Scholars studying the electoral breakthroughs of right-wing illiberalism have arrived at two general conclusions: while they largely rejected the hypothesis that this phenomenon is grounded in voters’ attitudinal shift, they have shown that those voting for the illiberal Right have distinguishing socio-economic and attitudinal characteristics. My analysis reconciles these two sets of findings by documenting the gradual emergence and transformation of the right-wing electorate in Poland in the period 1993–2018 and points to the consolidation of a right-wing partisanship as an organizing factor of the “illiberal moment.” Using the POLPAN panel dataset I find that populist and authoritarian attitudes indeed emerge in Poland in the twenty-first century to distinguish those supporting the Right more and more centered around the PiS party.

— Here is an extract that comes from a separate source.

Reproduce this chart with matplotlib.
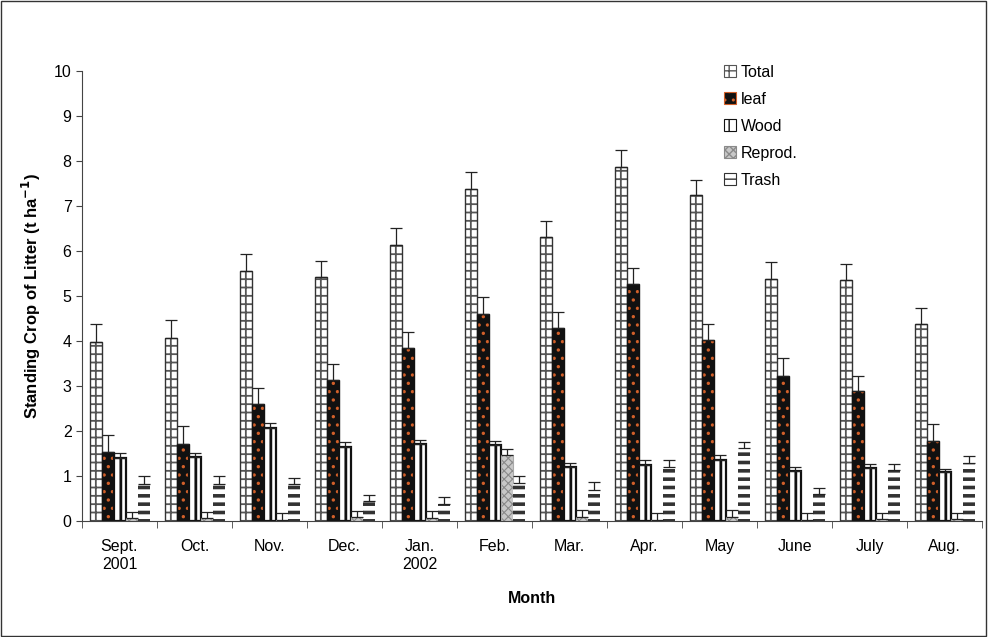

These attitudes, however, have been incorporated in the context of partisan rivalry—right-wing voters, for example, are more supportive of limiting democratic procedures but only when the Right is in power. In the first decade of the twenty-first century PiS also politicized the lack of partisan consensus on the expansion of the welfare state. PiS incorporated this demand in its stance legitimizing the expansion of the welfare state through what was available in its ideological repertoire: national solidarity, national victimhood, and the idea of a sovereign nation-state joined under the umbrella of Catholic symbolism. This post-consensus polarization and asymmetrical political radicalization resembles the “illiberal moment” in Western Europe that followed the convergence between center-left and center-right parties but they lack a crystallized class-based political identity and social-democratic understanding of political economy to build on.